You don’t get more British than Jeeves and Wooster. The P.G. Wodehouse characters are practically synonymous with elevenses and Pimm’s. But in 1947, their creator left England for the U.S. and never looked back.

Pelham Grenville Wodehouse, better known as P.G., was living in northern France and working on his latest Jeeves and Wooster novel, Joy in the Morning, when the Nazis came knocking. They occupied his estate for a period of time before shipping him off to an internment camp in Germany, which he later said he found pretty pleasant:

“Everybody seems to think a German internment camp must be a sort of torture chamber. It was really perfectly normal and ordinary. The camp had an extraordinarily nice commander, and we did all sorts of things, you know.

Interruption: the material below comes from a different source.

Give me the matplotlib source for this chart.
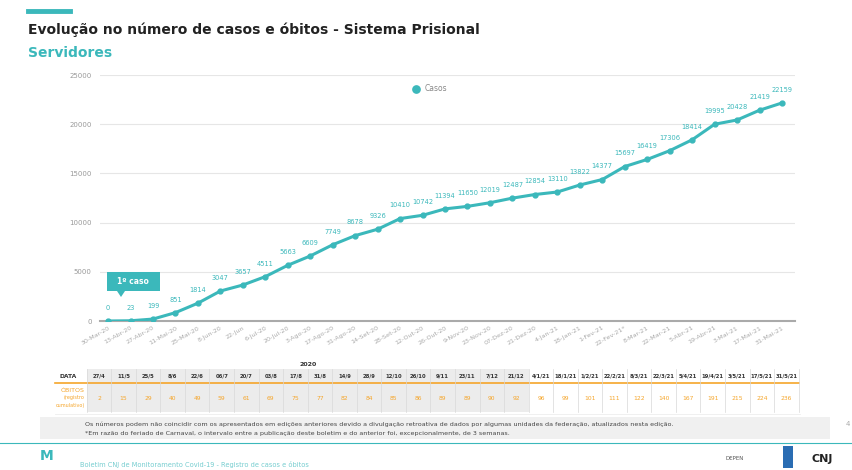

We played cricket, that sort of thing. Of course, I was writing all the time.”

Wodehouse was there for 11 months before being suddenly released to a hotel in Berlin where a man from the German foreign office named Werner Plack was waiting to meet him. Wodehouse was somewhat acquainted with Plack from a stint in Hollywood, so finding him waiting didn't seem out of the ordinary. Plack advised Wodehouse to use his time in the internment camp to his advantage, and suggested writing a radio series about his experiences to be broadcast in America.

As Plack probably suspected, Wodehouse’s natural writing style meant that his broadcasts were light-hearted affairs about playing cricket and writing novels, This didn’t sit too well with the British, who believed Wodehouse was trying to downplay the horrors of the war. The writer was shocked when MI5 subjected him to questioning about the “propaganda” he wrote for the Germans. "I thought that people, hearing the talks, would admire me for having kept cheerful under difficult conditions," he told them in 1944. "I would like to conclude by saying that I never had any intention of assisting the enemy and that I have suffered a great deal of mental pain as the result of my action."

Wodehouse's contemporary George Orwell came to his aid, penning a 1945 an essay called “In Defense of P.G. Wodehouse." Sadly, it didn’t do much to sway public opinion. Though MI5 ultimately decided not to prosecute, it seemed that British citizens had already made up their minds, with some bookstores and libraries even removing all Wodehouse material from their shelves. Seeing the writing on the wall, the author and his wife packed up all of their belongings and moved to New York in 1947. They never went back to England.

But that’s not to say Wodehouse didn’t want to. In 1973, at the age of 91, he expressed interest in returning. “I’d certainly like to, but at my age it’s awfully difficult to get a move on. But I’d like to go back for a visit in the spring. They all seem to want me to go back. The trouble is that I’ve never flown. I suppose that would solve everything."

Unfortunately, he died of a heart attack before he could make the trip. But the author bore no ill will toward his native country. When The Paris Review interviewed Wodehouse in 1973, they asked if he resented the way he was treated by the English. “Oh, no, no, no. Nothing of that sort. The whole thing seems to have blown over now,” he said.  He was right—the Queen bestowed Wodehouse with a knighthood two months before his death, showing that all was forgiven.